### Task statement
In this exercise, print only the lines of the records below from the one with "Clone this chart in Plotly." through the one with "-261, -198, -135, -130, -161, -194, -239, -283, -322]", inclusive. Pictures are not part of the copy.

====

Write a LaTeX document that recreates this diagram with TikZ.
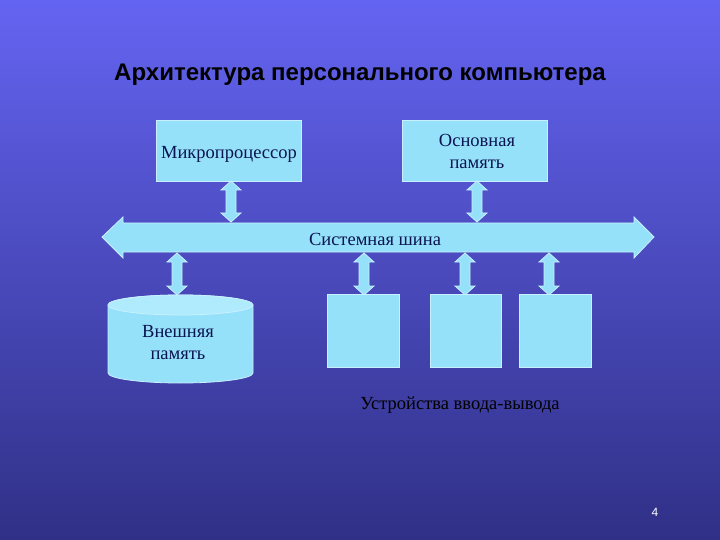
\documentclass[tikz,border=0pt]{standalone}
\usepackage{fontspec}
\setmainfont{Liberation Serif}
\newfontfamily\titlefont{Liberation Sans}
\begin{document}
\begin{tikzpicture}[x=1pt,y=-1pt,
  fillc/.style={fill={rgb,255:red,150;green,225;blue,250},draw={rgb,255:red,200;green,240;blue,255},line width=0.8pt},
  lbl/.style={font=\fontsize{18.5}{22}\selectfont,text={rgb,255:red,10;green,20;blue,80},align=center}]
\shade[top color={rgb,255:red,100;green,100;blue,242},bottom color={rgb,255:red,48;green,48;blue,135}] (0,0) rectangle (720,540);
\useasboundingbox (0,0) rectangle (720,540);
\node[font=\titlefont\bfseries\fontsize{24}{26}\selectfont,text=black] (title) at (360,75) {Архитектура персонального компьютера};
% boxes
\draw[fillc] (156,120) rectangle (301,181);
\node[lbl] (mp) at (229,154) {Микропроцессор};
\draw[fillc] (402,120) rectangle (547,181);
\node[lbl] (mm) at (477,151) {Основная\\память};
% bus
\draw[fillc] (102,237) -- (123,217) -- (123,223) -- (634,223) -- (634,217) -- (654,237) -- (634,258) -- (634,252) -- (123,252) -- (123,258) -- cycle;
\node[lbl] (bus) at (375,239) {Системная шина};
% vertical arrows
\foreach \x/\a/\b in {231/181/222,477/181/222,177/253/295,364/253/295,465/253/295,549/253/295}{
  \draw[fillc] (\x,\a) -- (\x+10,\a+9) -- (\x+5,\a+9) -- (\x+5,\b-9) -- (\x+10,\b-9) -- (\x,\b) -- (\x-10,\b-9) -- (\x-5,\b-9) -- (\x-5,\a+9) -- (\x-10,\a+9) -- cycle;
}
% cylinder
\draw[fillc] (108,305) -- (108,373) arc[start angle=180,end angle=0,x radius=72.5,y radius=10] -- (253,305) arc[start angle=0,end angle=-180,x radius=72.5,y radius=10];
\draw[fillc,fill={rgb,255:red,175;green,235;blue,252}] (180.5,305) ellipse[x radius=72.5,y radius=10];
\node[lbl] (ext) at (178,343) {Внешняя\\память};
% io
\draw[fillc] (327,294) rectangle (399,367);
\draw[fillc] (430,294) rectangle (501,367);
\draw[fillc] (519,294) rectangle (591,367);
\node[lbl,text=black] (io) at (460,405) {Устройства ввода-вывода};
\node[font=\titlefont\fontsize{12}{14}\selectfont,text=white] (pg) at (655,512) {4};
\end{tikzpicture}
\end{document}
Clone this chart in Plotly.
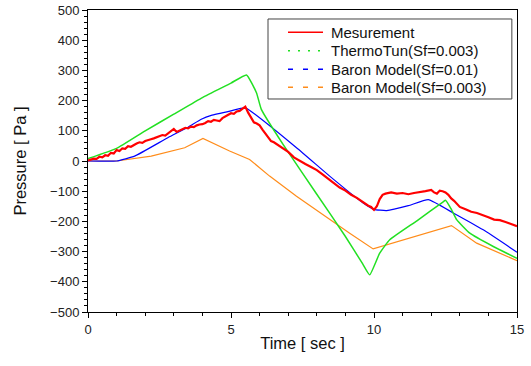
import plotly.graph_objects as go

# Measurement
meas_t = [0.0, 0.1, 0.2, 0.3, 0.4, 0.5, 0.6, 0.7, 0.8, 0.9, 1.0, 1.1, 1.2, 1.3, 1.4, 1.5, 1.6, 1.7,
          1.8, 1.9, 2.0, 2.1, 2.2, 2.3, 2.4, 2.5, 2.6, 2.7, 2.8, 2.9, 3.0, 3.1, 3.2, 3.3, 3.4, 3.5,
          3.6, 3.7, 3.8, 3.9, 4.0, 4.1, 4.2, 4.3, 4.4, 4.5, 4.6, 4.7, 4.8, 4.9, 5.0, 5.1, 5.2, 5.3,
          5.4, 5.5, 5.6, 5.7, 5.8, 5.9, 6.0, 6.1, 6.2, 6.3, 6.4, 6.5, 6.6, 6.7, 6.8, 6.9, 7.0, 7.2,
          7.4, 7.6, 7.8, 8.0, 8.2, 8.4, 8.6, 8.8, 9.0, 9.2, 9.4, 9.6, 9.8, 9.9, 10.0, 10.1,
          10.2, 10.3, 10.4, 10.6, 10.8, 11.0, 11.2, 11.4, 11.6, 11.8, 12.0, 12.1, 12.2, 12.3, 12.4,
          12.5, 12.6, 12.7, 12.8, 13.0, 13.2, 13.4, 13.6, 13.8, 14.0, 14.2, 14.4, 14.6, 14.8, 15.0]
meas_p = [2, 4, 8, 7, 14, 12, 19, 17, 27, 25, 36, 33, 42, 40, 49, 47, 54, 58,
          62, 60, 66, 70, 72, 75, 78, 81, 86, 84, 92, 98, 106, 96, 100, 106, 110, 108,
          114, 112, 118, 121, 122, 126, 132, 130, 136, 134, 132, 142, 148, 152, 158, 156, 164, 166,
          172, 180, 160, 146, 128, 124, 118, 104, 90, 76, 66, 62, 56, 50, 44, 38, 30, 12,
          0, -10, -20, -30, -44, -58, -74, -88, -98, -112, -122, -136, -148, -152, -162, -150,
          -126, -112, -108, -104, -108, -106, -110, -106, -104, -100, -96, -104, -108, -98, -100,
          -104, -112, -124, -132, -152, -160, -168, -172, -178, -186, -194, -196, -202, -210, -216]

# ThermoTun (Sf=0.003)
thermo_t = [0.0, 1.0, 2.0, 3.0, 4.0, 5.0, 5.54, 5.89, 6.06, 6.82, 8.0, 9.0, 9.6, 9.85, 10.2,
            10.55, 11.5, 12.42, 12.5, 12.71, 12.89, 13.35, 14.17, 15.0]
thermo_p = [8, 42, 100, 155, 210, 258, 285, 226, 171, 55, -110, -250, -340, -377, -305,
            -261, -198, -135, -130, -161, -194, -239, -283, -322]

# Baron Model (Sf=0.01)
baron1_t = [0.0, 1.0, 1.63, 2.79, 3.5, 3.96, 4.31, 5.0, 5.5, 7.29, 8.45, 9.62, 10.0, 10.44,
            11.2, 11.9, 12.77, 13.82, 15.0]
baron1_p = [0, 0, 16, 77, 112, 138, 151, 166, 176, 44, -50, -139, -160, -164,
            -148, -128, -172, -228, -302]

# Baron Model (Sf=0.003)
baron2_t = [0.0, 1.0, 2.21, 3.38, 4.02, 4.95, 5.65, 6.35, 7.29, 8.45, 9.15, 9.97, 12.71,
            13.59, 15.0]
baron2_p = [0, 0, 16, 44, 75, 33, 5, -50, -117, -194, -239, -291, -214,
            -272, -330]

legend_names = ["Mesurement", "ThermoTun(Sf=0.003)", "Baron Model(Sf=0.01)", "Baron Model(Sf=0.003)"]

RED = "#ff0000"
GREEN = "#22e022"
BLUE = "#0000ff"
ORANGE = "#ff8c1a"
FONT = "Liberation Sans, Arial, sans-serif"

series = [
    (meas_t, meas_p, RED, 2.2, "solid", "linear"),
    (thermo_t, thermo_p, GREEN, 1.5, "2px,8px", "spline"),
    (baron1_t, baron1_p, BLUE, 1.2, "5px,10px", "spline"),
    (baron2_t, baron2_p, ORANGE, 1.2, "5px,10px", "linear"),
]

fig = go.Figure()
for (t, p, col, w, _, shp), name in reversed(list(zip(series, legend_names))):
    fig.add_trace(go.Scatter(x=t, y=p, mode="lines", name=name, showlegend=False,
                             line=dict(color=col, width=w, shape=shp, smoothing=0.4)))

axis_common = dict(
    showgrid=False, zeroline=False, showline=True, linecolor="black", linewidth=1,
    mirror=True, ticks="outside", ticklen=5, tickwidth=1, tickcolor="black",
    tickfont=dict(family=FONT, size=13, color="#222"), automargin=False,
)
fig.update_xaxes(range=[0, 15], tick0=0, dtick=5,
                 minor=dict(ticks="outside", ticklen=3, dtick=1, tickcolor="black"),
                 title=dict(text="Time [ sec ]", font=dict(family=FONT, size=16.5, color="#111"), standoff=1),
                 **axis_common)
fig.update_yaxes(range=[-500, 500], tick0=0, dtick=100,
                 minor=dict(ticks="outside", ticklen=3, dtick=20, tickcolor="black"),
                 title=dict(text="Pressure [ Pa ]", font=dict(family=FONT, size=16.5, color="#111"), standoff=19),
                 **axis_common)

# legend box (drawn with shapes and annotations for exact row spacing)
fig.add_shape(type="rect", xref="paper", yref="paper", x0=0.4196, x1=0.988, y0=0.7053, y1=0.9702,
              line=dict(color="#444", width=1), fillcolor="white", layer="above")
row_y = [0.9262, 0.8652, 0.8036, 0.7440]
for (t, p, col, w, dash, _), name, ry in zip(series, legend_names, row_y):
    fig.add_shape(type="line", xref="paper", yref="paper", x0=0.4662, x1=0.5478, y0=ry, y1=ry,
                  line=dict(color=col, width=1.5, dash=dash), layer="above")
    fig.add_annotation(xref="paper", yref="paper", x=0.5618, y=ry, text=name, showarrow=False,
                       xanchor="left", yanchor="middle",
                       font=dict(family=FONT, size=15, color="#111"))

fig.update_layout(
    width=531, height=366,
    margin=dict(l=88, r=14, t=10, b=54),
    plot_bgcolor="white", paper_bgcolor="white",
    showlegend=False,
)

fig.write_html("out.html")
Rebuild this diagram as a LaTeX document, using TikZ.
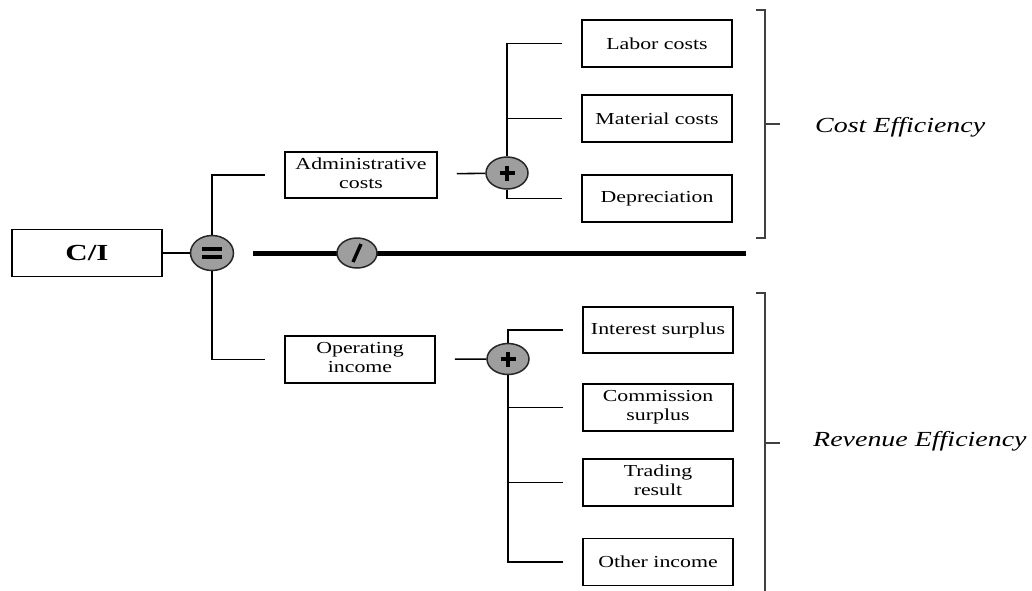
\documentclass[tikz,border=0pt]{standalone}
\usepackage{fontspec}
\setmainfont{Liberation Serif}
\usepackage{graphicx}
\usetikzlibrary{shapes.geometric}
\newcommand\hstr[2][1.3]{\scalebox{#1}[1]{#2}}
\newcommand\twol[2]{\hstr{\begin{tabular}{@{}c@{}}#1\\#2\end{tabular}}}

\begin{document}
\begin{tikzpicture}[x=1pt,y=-1pt,
  box/.style={draw, line width=1.5pt, minimum width=150pt, minimum height=47pt, inner sep=0pt, font=\fontsize{16.8}{19}\selectfont},
  op/.style={ellipse, draw=black!85, line width=1.5pt, fill=black!38, inner sep=0pt, minimum width=42pt, minimum height=31pt},
  conn/.style={line width=1.6pt},
  gapend/.style={shorten >=19pt},
  gapstart/.style={shorten <=19pt},
  sym/.style={line width=3.8pt},
  efflabel/.style={anchor=west, inner sep=0pt, font=\fontsize{21.5}{24}\selectfont\itshape},
  brk/.style={line width=1.3pt, draw=black!75}
]
\useasboundingbox (0,0) rectangle (1032,590);

% boxes
\node[box, font=\fontsize{23}{26}\selectfont\bfseries] (ci) at (87,253) {\hstr[1.35]{C/I}};
\node[box, minimum width=152pt, minimum height=46pt] (adm) at (361,175) {\twol{Administrative}{costs}};
\node[box] (lab) at (657,43.5) {\hstr{Labor costs}};
\node[box] (mat) at (657,118.5) {\hstr{Material costs}};
\node[box] (dep) at (657,198.5) {\hstr{Depreciation}};
\node[box] (opi) at (360,359.5) {\twol{Operating}{income}};
\node[box, minimum height=46pt] (int) at (658,330) {\hstr{Interest surplus}};
\node[box] (com) at (658,407.5) {\twol{Commission}{surplus}};
\node[box] (tra) at (658,482.5) {\twol{Trading}{result}};
\node[box] (oth) at (658,562) {\hstr{Other income}};

% operator ellipses
\node[op, minimum width=43pt, minimum height=35pt] (eq) at (212,253) {};
\node[op, minimum height=32pt] (p1) at (507,173) {};
\node[op, minimum height=31pt] (p2) at (508,359) {};
\coordinate (thickend) at (746,253);

% connectors
\draw[conn] (ci) -- (eq);
\draw[conn, gapend] (eq) |- (adm.west);
\draw[conn, gapend] (eq) |- (opi.west);
\draw[line width=5pt, gapstart] (eq.east) -- (thickend);
\node[op, minimum width=40pt, minimum height=30pt] (div) at (357,253) {};

\draw[conn, gapstart] (adm) -- (p1);
\draw[conn, gapend] (p1) |- (lab.west);
\draw[conn, gapend] (p1) |- (mat.west);
\draw[conn, gapend] (p1) |- (dep.west);

\draw[conn, gapstart] (opi) -- (p2);
\draw[conn, gapend] (p2) |- (int.west);
\draw[conn, gapend] (p2) |- (com.west);
\draw[conn, gapend] (p2) |- (tra.west);
\draw[conn, gapend] (p2) |- (oth.west);

% symbols
\draw[sym] ([xshift=-10pt,yshift=4pt]eq.center) -- ([xshift=10pt,yshift=4pt]eq.center);
\draw[sym] ([xshift=-10pt,yshift=-4pt]eq.center) -- ([xshift=10pt,yshift=-4pt]eq.center);
\draw[sym] ([xshift=-7.5pt]p1.center) -- ([xshift=7.5pt]p1.center);
\draw[sym] ([yshift=-7.5pt]p1.center) -- ([yshift=7.5pt]p1.center);
\draw[sym] ([xshift=-7.5pt]p2.center) -- ([xshift=7.5pt]p2.center);
\draw[sym] ([yshift=-7.5pt]p2.center) -- ([yshift=7.5pt]p2.center);
\draw[line width=3.4pt] ([xshift=-4pt,yshift=-9pt]div.center) -- ([xshift=4pt,yshift=9pt]div.center);

% brackets
\draw[brk] (756,10) -- (765,10) -- (765,238) -- (756,238);
\draw[brk] (765,124) -- (780,124);
\draw[brk] (756,293) -- (765,293) -- (765,592);
\draw[brk] (765,443) -- (780,443);

\node[efflabel] (cost) at (815,127) {\hstr[1.3]{Cost Efficiency}};
\node[efflabel] (rev) at (813,441) {\hstr[1.3]{Revenue Efficiency}};
\end{tikzpicture}
\end{document}
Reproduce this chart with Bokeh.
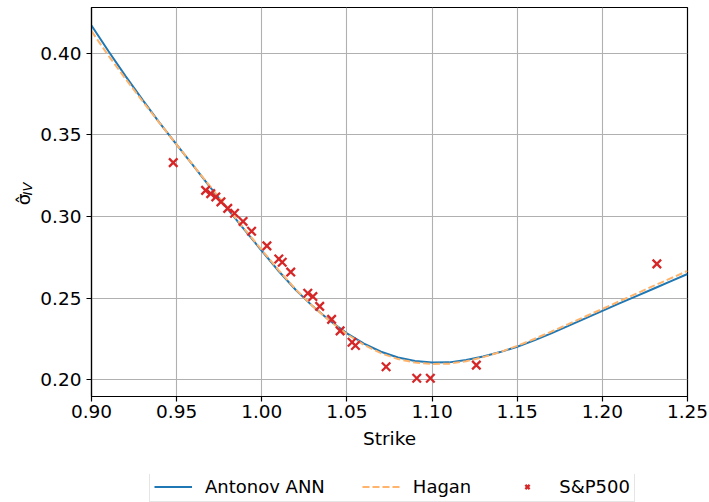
from bokeh.plotting import figure
from bokeh.layouts import column, row
from bokeh.models import (Range1d, FixedTicker, NumeralTickFormatter, Legend,
                          LegendItem, Label)
from bokeh.embed import file_html
from bokeh.resources import INLINE

# Model curves: implied volatility against strike
strike_grid = [0.90, 0.91, 0.92, 0.93, 0.94, 0.95, 0.96, 0.97, 0.98, 0.99,
               1.00, 1.01, 1.02, 1.03, 1.04, 1.05, 1.06, 1.07, 1.08, 1.09,
               1.10, 1.11, 1.12, 1.13, 1.14, 1.15, 1.16, 1.17, 1.18, 1.19,
               1.20, 1.21, 1.22, 1.23, 1.24, 1.25]
antonov_ann = [0.4170, 0.4012, 0.3860, 0.3714, 0.3574, 0.3440, 0.3308, 0.3176,
               0.3046, 0.2917, 0.2790, 0.2665, 0.2550, 0.2450, 0.2362, 0.2285,
               0.2222, 0.2172, 0.2137, 0.2116, 0.2106, 0.2107, 0.2122, 0.2143,
               0.2170, 0.2203, 0.2242, 0.2285, 0.2330, 0.2376, 0.2422, 0.2468,
               0.2513, 0.2558, 0.2603, 0.2648]
hagan = [0.4135, 0.3985, 0.3843, 0.3706, 0.3572, 0.3440, 0.3310, 0.3180,
         0.3050, 0.2922, 0.2795, 0.2670, 0.2553, 0.2450, 0.2360, 0.2280,
         0.2214, 0.2163, 0.2127, 0.2106, 0.2097, 0.2099, 0.2114, 0.2139,
         0.2170, 0.2208, 0.2250, 0.2295, 0.2341, 0.2388, 0.2434, 0.2481,
         0.2528, 0.2575, 0.2621, 0.2667]

# Market quotes
sp500_strike = [0.948, 0.967, 0.970, 0.973, 0.976, 0.980, 0.984, 0.989, 0.994,
                1.003, 1.010, 1.012, 1.017, 1.027, 1.030, 1.034, 1.041, 1.046,
                1.053, 1.055, 1.073, 1.091, 1.099, 1.126, 1.232]
sp500_vol = [0.333, 0.316, 0.314, 0.312, 0.309, 0.305, 0.302, 0.297, 0.291,
             0.282, 0.274, 0.272, 0.266, 0.253, 0.251, 0.245, 0.237, 0.230,
             0.223, 0.221, 0.208, 0.201, 0.201, 0.209, 0.271]

x_ticks = [0.90, 0.95, 1.00, 1.05, 1.10, 1.15, 1.20, 1.25]
y_ticks = [0.20, 0.25, 0.30, 0.35, 0.40]

FONT = "DejaVu Sans"
FS = "18.5px"
BLUE, ORANGE, RED = "#1f77b4", "#ffb36b", "#d62728"


def curve_styles(fig):
    """Draw the two model curves and the market quotes on a figure."""
    ann = fig.line(strike_grid, antonov_ann, line_color=BLUE, line_width=2)
    hag = fig.line(strike_grid, hagan, line_color=ORANGE, line_width=2,
                   line_dash="7 3")
    sp = fig.scatter(sp500_strike, sp500_vol, marker="x", size=12,
                     line_color=RED, line_width=2.3)
    return ann, hag, sp


# ---- main axes -------------------------------------------------------------
p = figure(width=674, height=474, output_backend="svg", toolbar_location=None,
           x_range=Range1d(0.90, 1.25), y_range=Range1d(0.1898, 0.428),
           min_border_left=56, min_border_right=22, min_border_top=7,
           min_border_bottom=78)
p.background_fill_color = "white"
p.border_fill_color = "white"
p.outline_line_color = "black"
p.outline_line_width = 1.2

for ax in (p.xaxis, p.yaxis):
    ax.axis_line_color = "black"
    ax.axis_line_width = 1.2
    ax.major_tick_line_color = "black"
    ax.major_tick_line_width = 1.2
    ax.major_tick_out = 5
    ax.major_tick_in = 0
    ax.minor_tick_line_color = None
    ax.major_label_text_font = FONT
    ax.major_label_text_font_size = FS
    ax.major_label_text_color = "black"
    ax.axis_label_text_font = FONT
    ax.axis_label_text_font_size = FS
    ax.axis_label_text_font_style = "normal"
    ax.axis_label_text_color = "black"

p.xaxis.ticker = FixedTicker(ticks=x_ticks)
p.yaxis.ticker = FixedTicker(ticks=y_ticks)
p.xaxis.formatter = NumeralTickFormatter(format="0.00")
p.yaxis.formatter = NumeralTickFormatter(format="0.00")
p.xaxis.axis_label = "Strike"
p.xaxis.axis_label_standoff = 7
p.xaxis.major_label_standoff = 3
p.yaxis.major_label_standoff = 5

p.grid.grid_line_color = "#b0b0b0"
p.grid.grid_line_width = 1.1

curve_styles(p)

# ---- y-axis title: sigma-hat with subscript IV ------------------------------
yl = figure(width=35, height=474, output_backend="svg", toolbar_location=None,
            x_range=Range1d(0, 35), y_range=Range1d(474, 0), min_border=0,
            x_axis_location=None, y_axis_location=None)
yl.grid.visible = False
yl.outline_line_color = None
yl.background_fill_color = "white"
yl.border_fill_color = "white"
yl.add_layout(Label(x=23, y=241, text="σ̂", angle=90, angle_units="deg",
                    text_font=FONT, text_font_size=FS, text_color="black",
                    text_align="left", text_baseline="alphabetic"))
yl.add_layout(Label(x=27, y=229, text="IV", angle=90, angle_units="deg",
                    text_font=FONT, text_font_size="13px",
                    text_font_style="italic", text_color="black",
                    text_align="left", text_baseline="alphabetic"))

# ---- legend strip under the axes ------------------------------------------
# the strip's ranges sit away from the data, so only the legend shows
lg = figure(width=709, height=28, output_backend="svg", toolbar_location=None,
            x_range=Range1d(0, 1), y_range=Range1d(5, 6), min_border=0,
            x_axis_location=None, y_axis_location=None)
lg.grid.visible = False
lg.outline_line_color = None
lg.background_fill_color = "white"
lg.border_fill_color = "white"
k_ann, k_hag, k_sp = curve_styles(lg)

legend = Legend(items=[LegendItem(label="Antonov ANN", renderers=[k_ann]),
                       LegendItem(label="Hagan", renderers=[k_hag]),
                       LegendItem(label="S&P500", renderers=[k_sp])],
                orientation="horizontal", location=(149, 0),
                glyph_width=38, glyph_height=15, label_height=15,
                label_standoff=13, spacing=37, padding=4, margin=0,
                label_text_font=FONT, label_text_font_size="18px",
                label_text_color="black",
                border_line_color="#cccccc", border_line_width=1,
                background_fill_alpha=0.8)
lg.add_layout(legend, "center")

layout = column(row(yl, p, spacing=0), lg, spacing=0)
open("out.html", "w").write(file_html(layout, INLINE))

====

### Written response
Clone this chart in Plotly.
import plotly.graph_objects as go

# Measurement
meas_t = [0.0, 0.1, 0.2, 0.3, 0.4, 0.5, 0.6, 0.7, 0.8, 0.9, 1.0, 1.1, 1.2, 1.3, 1.4, 1.5, 1.6, 1.7,
          1.8, 1.9, 2.0, 2.1, 2.2, 2.3, 2.4, 2.5, 2.6, 2.7, 2.8, 2.9, 3.0, 3.1, 3.2, 3.3, 3.4, 3.5,
          3.6, 3.7, 3.8, 3.9, 4.0, 4.1, 4.2, 4.3, 4.4, 4.5, 4.6, 4.7, 4.8, 4.9, 5.0, 5.1, 5.2, 5.3,
          5.4, 5.5, 5.6, 5.7, 5.8, 5.9, 6.0, 6.1, 6.2, 6.3, 6.4, 6.5, 6.6, 6.7, 6.8, 6.9, 7.0, 7.2,
          7.4, 7.6, 7.8, 8.0, 8.2, 8.4, 8.6, 8.8, 9.0, 9.2, 9.4, 9.6, 9.8, 9.9, 10.0, 10.1,
          10.2, 10.3, 10.4, 10.6, 10.8, 11.0, 11.2, 11.4, 11.6, 11.8, 12.0, 12.1, 12.2, 12.3, 12.4,
          12.5, 12.6, 12.7, 12.8, 13.0, 13.2, 13.4, 13.6, 13.8, 14.0, 14.2, 14.4, 14.6, 14.8, 15.0]
meas_p = [2, 4, 8, 7, 14, 12, 19, 17, 27, 25, 36, 33, 42, 40, 49, 47, 54, 58,
          62, 60, 66, 70, 72, 75, 78, 81, 86, 84, 92, 98, 106, 96, 100, 106, 110, 108,
          114, 112, 118, 121, 122, 126, 132, 130, 136, 134, 132, 142, 148, 152, 158, 156, 164, 166,
          172, 180, 160, 146, 128, 124, 118, 104, 90, 76, 66, 62, 56, 50, 44, 38, 30, 12,
          0, -10, -20, -30, -44, -58, -74, -88, -98, -112, -122, -136, -148, -152, -162, -150,
          -126, -112, -108, -104, -108, -106, -110, -106, -104, -100, -96, -104, -108, -98, -100,
          -104, -112, -124, -132, -152, -160, -168, -172, -178, -186, -194, -196, -202, -210, -216]

# ThermoTun (Sf=0.003)
thermo_t = [0.0, 1.0, 2.0, 3.0, 4.0, 5.0, 5.54, 5.89, 6.06, 6.82, 8.0, 9.0, 9.6, 9.85, 10.2,
            10.55, 11.5, 12.42, 12.5, 12.71, 12.89, 13.35, 14.17, 15.0]
thermo_p = [8, 42, 100, 155, 210, 258, 285, 226, 171, 55, -110, -250, -340, -377, -305,
            -261, -198, -135, -130, -161, -194, -239, -283, -322]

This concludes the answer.